Collected material
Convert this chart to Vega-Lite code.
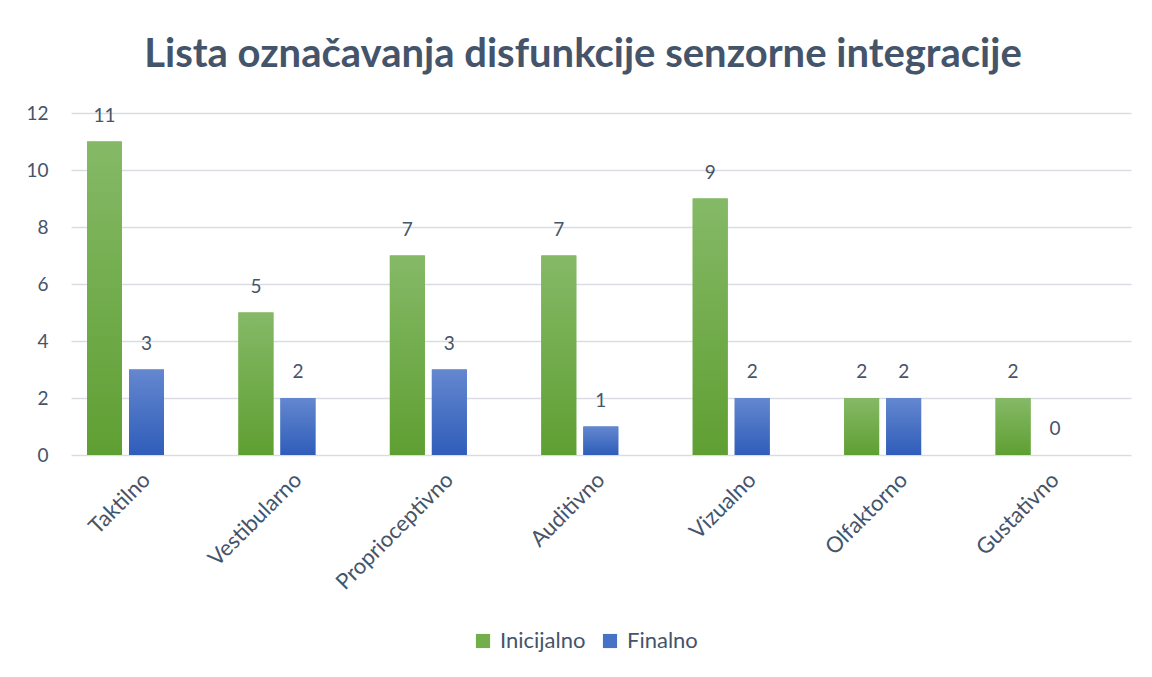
{
  "$schema": "https://vega.github.io/schema/vega-lite/v6.json",
  "width": 1060,
  "height": 342,
  "autosize": {"type": "none"},
  "padding": {"left": 71, "top": 113, "right": 21, "bottom": 222},
  "background": "white",
  "title": {
    "text": "Lista označavanja disfunkcije senzorne integracije",
    "font": "Lato",
    "fontSize": 40,
    "fontWeight": "bold",
    "color": "#44546A",
    "anchor": "middle",
    "baseline": "alphabetic",
    "dx": -18,
    "offset": -3
  },
  "data": {
    "values": [
      {"kategorija": "Taktilno", "serija": "Inicijalno", "vrijednost": 11},
      {"kategorija": "Taktilno", "serija": "Finalno", "vrijednost": 3},
      {"kategorija": "Vestibularno", "serija": "Inicijalno", "vrijednost": 5},
      {"kategorija": "Vestibularno", "serija": "Finalno", "vrijednost": 2},
      {"kategorija": "Proprioceptivno", "serija": "Inicijalno", "vrijednost": 7},
      {"kategorija": "Proprioceptivno", "serija": "Finalno", "vrijednost": 3},
      {"kategorija": "Auditivno", "serija": "Inicijalno", "vrijednost": 7},
      {"kategorija": "Auditivno", "serija": "Finalno", "vrijednost": 1},
      {"kategorija": "Vizualno", "serija": "Inicijalno", "vrijednost": 9},
      {"kategorija": "Vizualno", "serija": "Finalno", "vrijednost": 2},
      {"kategorija": "Olfaktorno", "serija": "Inicijalno", "vrijednost": 2},
      {"kategorija": "Olfaktorno", "serija": "Finalno", "vrijednost": 2},
      {"kategorija": "Gustativno", "serija": "Inicijalno", "vrijednost": 2},
      {"kategorija": "Gustativno", "serija": "Finalno", "vrijednost": 0}
    ]
  },
  "encoding": {
    "x": {
      "field": "kategorija",
      "type": "nominal",
      "sort": null,
      "scale": {"paddingInner": 0, "paddingOuter": 0},
      "axis": {
        "title": null,
        "labelAngle": -45,
        "labelAlign": "right",
        "labelBaseline": "middle",
        "labelPadding": 21,
        "labelFont": "Lato",
        "labelFontSize": 22,
        "labelColor": "#44546A",
        "labelLimit": 400,
        "ticks": false,
        "domain": false,
        "grid": false
      }
    },
    "xOffset": {
      "field": "serija",
      "type": "nominal",
      "sort": ["Inicijalno", "Finalno"],
      "scale": {"domain": ["Inicijalno", "Finalno"], "paddingInner": 0.1667, "paddingOuter": 0.886, "align": 0.215}
    },
    "y": {
      "field": "vrijednost",
      "type": "quantitative",
      "scale": {"domain": [0, 12], "nice": false},
      "axis": {
        "title": null,
        "values": [0, 2, 4, 6, 8, 10, 12],
        "labelFont": "Lato",
        "labelFontSize": 19,
        "labelColor": "#44546A",
        "labelPadding": 23,
        "ticks": false,
        "domain": false,
        "grid": true,
        "gridColor": "#D9DDE3",
        "gridWidth": 1.5
      }
    }
  },
  "layer": [
    {
      "mark": {"type": "bar"},
      "encoding": {
        "color": {
          "field": "serija",
          "type": "nominal",
          "sort": ["Inicijalno", "Finalno"],
          "scale": {
            "domain": ["Inicijalno", "Finalno"],
            "range": ["#72AF4B", "#4773C6"]
          },
          "legend": {
            "title": null,
            "orient": "none",
            "legendX": 401,
            "legendY": 517,
            "direction": "horizontal",
            "symbolType": "square",
            "symbolSize": 200,
            "symbolStrokeWidth": 0,
            "symbolOpacity": 1,
            "labelFont": "Lato",
            "labelFontSize": 22,
            "labelColor": "#44546A",
            "columnPadding": 13,
            "labelOffset": 6
          }
        }
      }
    },
    {
      "transform": [{"filter": "datum.serija === 'Inicijalno'"}],
      "mark": {
        "type": "bar",
        "color": {"gradient": "linear", "x1": 0, "y1": 0, "x2": 0, "y2": 1, "stops": [{"offset": 0, "color": "#85B967"}, {"offset": 1, "color": "#5F9F32"}]}
      },
      "encoding": {}
    },
    {
      "transform": [{"filter": "datum.serija === 'Finalno'"}],
      "mark": {
        "type": "bar",
        "color": {"gradient": "linear", "x1": 0, "y1": 0, "x2": 0, "y2": 1, "stops": [{"offset": 0, "color": "#6487CF"}, {"offset": 1, "color": "#2F5DBA"}]}
      },
      "encoding": {}
    },
    {
      "mark": {"type": "text", "baseline": "bottom", "dy": -16, "font": "Lato", "fontSize": 19, "color": "#44546A"},
      "encoding": {
        "text": {"field": "vrijednost", "type": "quantitative"}
      }
    }
  ],
  "config": {
    "view": {"stroke": null}
  }
}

Task requirements
Repeat all the data as it stands, dropping any images it holds.

Result for this exercise
Convert this chart to Vega-Lite code.
{
  "$schema": "https://vega.github.io/schema/vega-lite/v6.json",
  "width": 1060,
  "height": 342,
  "autosize": {"type": "none"},
  "padding": {"left": 71, "top": 113, "right": 21, "bottom": 222},
  "background": "white",
  "title": {
    "text": "Lista označavanja disfunkcije senzorne integracije",
    "font": "Lato",
    "fontSize": 40,
    "fontWeight": "bold",
    "color": "#44546A",
    "anchor": "middle",
    "baseline": "alphabetic",
    "dx": -18,
    "offset": -3
  },
  "data": {
    "values": [
      {"kategorija": "Taktilno", "serija": "Inicijalno", "vrijednost": 11},
      {"kategorija": "Taktilno", "serija": "Finalno", "vrijednost": 3},
      {"kategorija": "Vestibularno", "serija": "Inicijalno", "vrijednost": 5},
      {"kategorija": "Vestibularno", "serija": "Finalno", "vrijednost": 2},
      {"kategorija": "Proprioceptivno", "serija": "Inicijalno", "vrijednost": 7},
      {"kategorija": "Proprioceptivno", "serija": "Finalno", "vrijednost": 3},
      {"kategorija": "Auditivno", "serija": "Inicijalno", "vrijednost": 7},
      {"kategorija": "Auditivno", "serija": "Finalno", "vrijednost": 1},
      {"kategorija": "Vizualno", "serija": "Inicijalno", "vrijednost": 9},
      {"kategorija": "Vizualno", "serija": "Finalno", "vrijednost": 2},
      {"kategorija": "Olfaktorno", "serija": "Inicijalno", "vrijednost": 2},
      {"kategorija": "Olfaktorno", "serija": "Finalno", "vrijednost": 2},
      {"kategorija": "Gustativno", "serija": "Inicijalno", "vrijednost": 2},
      {"kategorija": "Gustativno", "serija": "Finalno", "vrijednost": 0}
    ]
  },
  "encoding": {
    "x": {
      "field": "kategorija",
      "type": "nominal",
      "sort": null,
      "scale": {"paddingInner": 0, "paddingOuter": 0},
      "axis": {
        "title": null,
        "labelAngle": -45,
        "labelAlign": "right",
        "labelBaseline": "middle",
        "labelPadding": 21,
        "labelFont": "Lato",
        "labelFontSize": 22,
        "labelColor": "#44546A",
        "labelLimit": 400,
        "ticks": false,
        "domain": false,
        "grid": false
      }
    },
    "xOffset": {
      "field": "serija",
      "type": "nominal",
      "sort": ["Inicijalno", "Finalno"],
      "scale": {"domain": ["Inicijalno", "Finalno"], "paddingInner": 0.1667, "paddingOuter": 0.886, "align": 0.215}
    },
    "y": {
      "field": "vrijednost",
      "type": "quantitative",
      "scale": {"domain": [0, 12], "nice": false},
      "axis": {
        "title": null,
        "values": [0, 2, 4, 6, 8, 10, 12],
        "labelFont": "Lato",
        "labelFontSize": 19,
        "labelColor": "#44546A",
        "labelPadding": 23,
        "ticks": false,
        "domain": false,
        "grid": true,
        "gridColor": "#D9DDE3",
        "gridWidth": 1.5
      }
    }
  },
  "layer": [
    {
      "mark": {"type": "bar"},
      "encoding": {
        "color": {
          "field": "serija",
          "type": "nominal",
          "sort": ["Inicijalno", "Finalno"],
          "scale": {
            "domain": ["Inicijalno", "Finalno"],
            "range": ["#72AF4B", "#4773C6"]
          },
          "legend": {
            "title": null,
            "orient": "none",
            "legendX": 401,
            "legendY": 517,
            "direction": "horizontal",
            "symbolType": "square",
            "symbolSize": 200,
            "symbolStrokeWidth": 0,
            "symbolOpacity": 1,
            "labelFont": "Lato",
            "labelFontSize": 22,
            "labelColor": "#44546A",
            "columnPadding": 13,
            "labelOffset": 6
          }
        }
      }
    },
    {
      "transform": [{"filter": "datum.serija === 'Inicijalno'"}],
      "mark": {
        "type": "bar",
        "color": {"gradient": "linear", "x1": 0, "y1": 0, "x2": 0, "y2": 1, "stops": [{"offset": 0, "color": "#85B967"}, {"offset": 1, "color": "#5F9F32"}]}
      },
      "encoding": {}
    },
    {
      "transform": [{"filter": "datum.serija === 'Finalno'"}],
      "mark": {
        "type": "bar",
        "color": {"gradient": "linear", "x1": 0, "y1": 0, "x2": 0, "y2": 1, "stops": [{"offset": 0, "color": "#6487CF"}, {"offset": 1, "color": "#2F5DBA"}]}
      },
      "encoding": {}
    },
    {
      "mark": {"type": "text", "baseline": "bottom", "dy": -16, "font": "Lato", "fontSize": 19, "color": "#44546A"},
      "encoding": {
        "text": {"field": "vrijednost", "type": "quantitative"}
      }
    }
  ],
  "config": {
    "view": {"stroke": null}
  }
}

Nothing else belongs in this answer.